A verdade é que aos poucos o eleitor parece que vai esquecendo sua importância no contexto político e nas transformações sociais. Ao se tornar apenas num indivíduo que se sujeita apenas aos deveres e não exige o cumprimento de seus deveres, ao se reconhecer-se somente como aquele que deve pagar impostos, se sujeitar às elevações abusivas da energia elétrica, dos remédios e dos produtos essenciais à sobrevivência, logo não deve esperar qualquer valorização por parte dos governantes. E ante o silêncio e a sujeição acomodada, então vão surgindo os absurdos que se tem agora.
É difícil dizer como o pós-eleitor deva se comportar durante o período de exercício dos mandatos daqueles seus escolhidos, principalmente porque a maioria geralmente se dá por satisfeita e daí em diante tanto faz como tanto fez. Mas é fácil dizer como não devem se comportar. Esquecer o senso de vigilância é o que mais ocorre e o que mais provoca resultados danosos. Contudo, o que mais se observa é o caráter pendular do sujeito, ou seja, ora está passivamente conformado ora está esbravejando. E o que mais ocorre: injuria, xinga, ultraja, mas depois vota novamente naquele político.

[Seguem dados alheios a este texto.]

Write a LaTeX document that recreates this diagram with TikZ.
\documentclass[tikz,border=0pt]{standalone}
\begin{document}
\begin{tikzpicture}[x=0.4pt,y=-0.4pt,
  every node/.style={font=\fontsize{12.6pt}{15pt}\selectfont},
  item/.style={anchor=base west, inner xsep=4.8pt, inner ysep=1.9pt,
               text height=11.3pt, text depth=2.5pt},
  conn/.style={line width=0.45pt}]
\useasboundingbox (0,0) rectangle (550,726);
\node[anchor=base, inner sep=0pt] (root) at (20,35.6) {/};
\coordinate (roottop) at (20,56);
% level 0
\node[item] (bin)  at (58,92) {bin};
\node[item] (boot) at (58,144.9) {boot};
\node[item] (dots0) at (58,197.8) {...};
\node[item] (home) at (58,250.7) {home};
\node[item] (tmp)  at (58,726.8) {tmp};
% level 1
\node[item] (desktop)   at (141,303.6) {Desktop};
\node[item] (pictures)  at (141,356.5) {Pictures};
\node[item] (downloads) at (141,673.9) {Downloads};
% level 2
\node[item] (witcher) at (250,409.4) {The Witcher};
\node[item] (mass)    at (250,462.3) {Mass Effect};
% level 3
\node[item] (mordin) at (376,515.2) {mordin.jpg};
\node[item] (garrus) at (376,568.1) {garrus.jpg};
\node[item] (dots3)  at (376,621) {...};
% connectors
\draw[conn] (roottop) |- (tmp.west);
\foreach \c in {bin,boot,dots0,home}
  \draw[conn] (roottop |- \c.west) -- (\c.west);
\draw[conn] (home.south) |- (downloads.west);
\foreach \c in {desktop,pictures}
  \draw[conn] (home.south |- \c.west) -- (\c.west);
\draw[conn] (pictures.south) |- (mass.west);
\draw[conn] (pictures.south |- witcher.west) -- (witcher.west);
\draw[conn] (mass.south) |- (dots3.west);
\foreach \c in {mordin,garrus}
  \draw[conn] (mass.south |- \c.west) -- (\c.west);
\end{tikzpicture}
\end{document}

Sujeito e eleitor, que estão num só, deveriam ser mais responsáveis. Têm de chamar para si um mínimo de consciência. Hoje, por exemplo, deve refletir sobre os seus erros e saber que o país chegou à situação que chegou por causa de seu voto. Se não fosse o seu voto apaixonado pelo petismo a situação talvez fosse muito diferente. Pior impossível, e certamente mais alentadora ou mesmo de contentamento. É preciso afirmar assim por que muitos ainda levantam bandeiras e defendem com unhas e dentes o governo que aí está, afundando tudo.
A certeza que o cidadão de agora será o eleitor de amanhã é que demonstra a responsabilidade de cada um pelo futuro da nação. Que se mire nos exemplos, nos espelhos do passado, nas dores sofridas e nos tormentos acumulados na alma. Que tire a venda dos olhos e procure enxergar a realidade. Ou será que tudo vai bem, como diz a presidente? Inadmissível em quem não é insano que não se reconheça aviltado, desrespeitado, ferido na sua honra e no seu caráter. Inadmissível que não aprenda quando a palmatória do desgoverno continua ferindo a sua vida.

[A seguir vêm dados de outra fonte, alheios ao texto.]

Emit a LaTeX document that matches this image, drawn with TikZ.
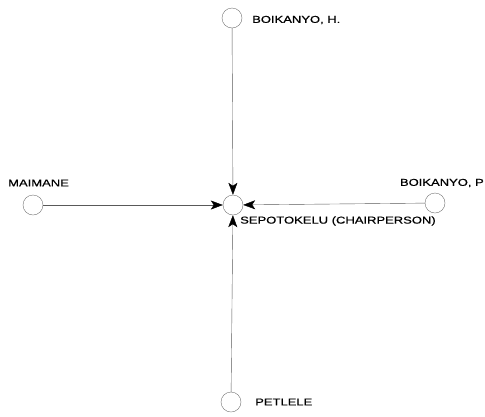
\documentclass[tikz,border=0pt]{standalone}
\usepackage{fontspec}
\newfontfamily\lblfont[FakeStretch=1.3,FakeBold=0.6]{Liberation Sans}
\usetikzlibrary{positioning,arrows.meta}

\begin{document}
\begin{tikzpicture}[
  x=1pt, y=-1pt,
  >={Stealth[length=12pt,width=9pt,inset=3pt,color=black]},
  actor/.style={draw=black!55, thin, circle, minimum size=20pt, inner sep=0pt},
  who/.style={font=\lblfont\fontsize{10}{12}\selectfont, inner sep=0pt, text=black},
  tie/.style={->, thin, draw=black!65}
]
\useasboundingbox (0,0) rectangle (485,416);

% actors
\node[actor] (sepot)  at (233,205) {};
\node[actor] (hboik)  at (232,18)  {};
\node[actor] (maim)   at (33,205)  {};
\node[actor] (pboik)  at (435,203) {};
\node[actor] (petl)   at (231,402) {};

% names
\node[who, anchor=west] (hboiklbl) at (252,20)  {BOIKANYO, H.};
\node[who, anchor=west] (maimlbl)  at (8,183)   {MAIMANE};
\node[who, anchor=east] (pboiklbl) at (484,183) {BOIKANYO, P};
\node[who, anchor=west] (sepotlbl) at (240,221) {SEPOTOKELU (CHAIRPERSON)};
\node[who, anchor=west] (petllbl)  at (255,402) {PETLELE};

% ties to the chair
\draw[tie] (hboik) -- (sepot);
\draw[tie] (maim) -- (sepot);
\draw[tie] (pboik) -- (sepot);
\draw[tie] (petl) -- (sepot);

\end{tikzpicture}
\end{document}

Entretanto, a verdade é que os monstros só existem porque as pessoas os trazem à existência. Os fantasmas só fazem ronda nas mentes que os aceitam. O ser humano é capaz de tudo. Vai atrás da fera e depois reclama de seus ataques. Assim também com o eleitor brasileiro. Como alguém já asseverou, nem a ferida sangrando faz com que o eleitor se preocupe em saber quem foi o causador do tormento. Basta que o algoz lhe dê um remédio e tudo já estará esquecido. E mais um voto garantido.
Infelizmente é assim. A casa chamada Brasil está desmoronando por causa dos alicerces governistas e ainda assim alguns colocam a culpa no vento. O medo maior é a certeza que nas próximas eleições o vento continue levando a culpa.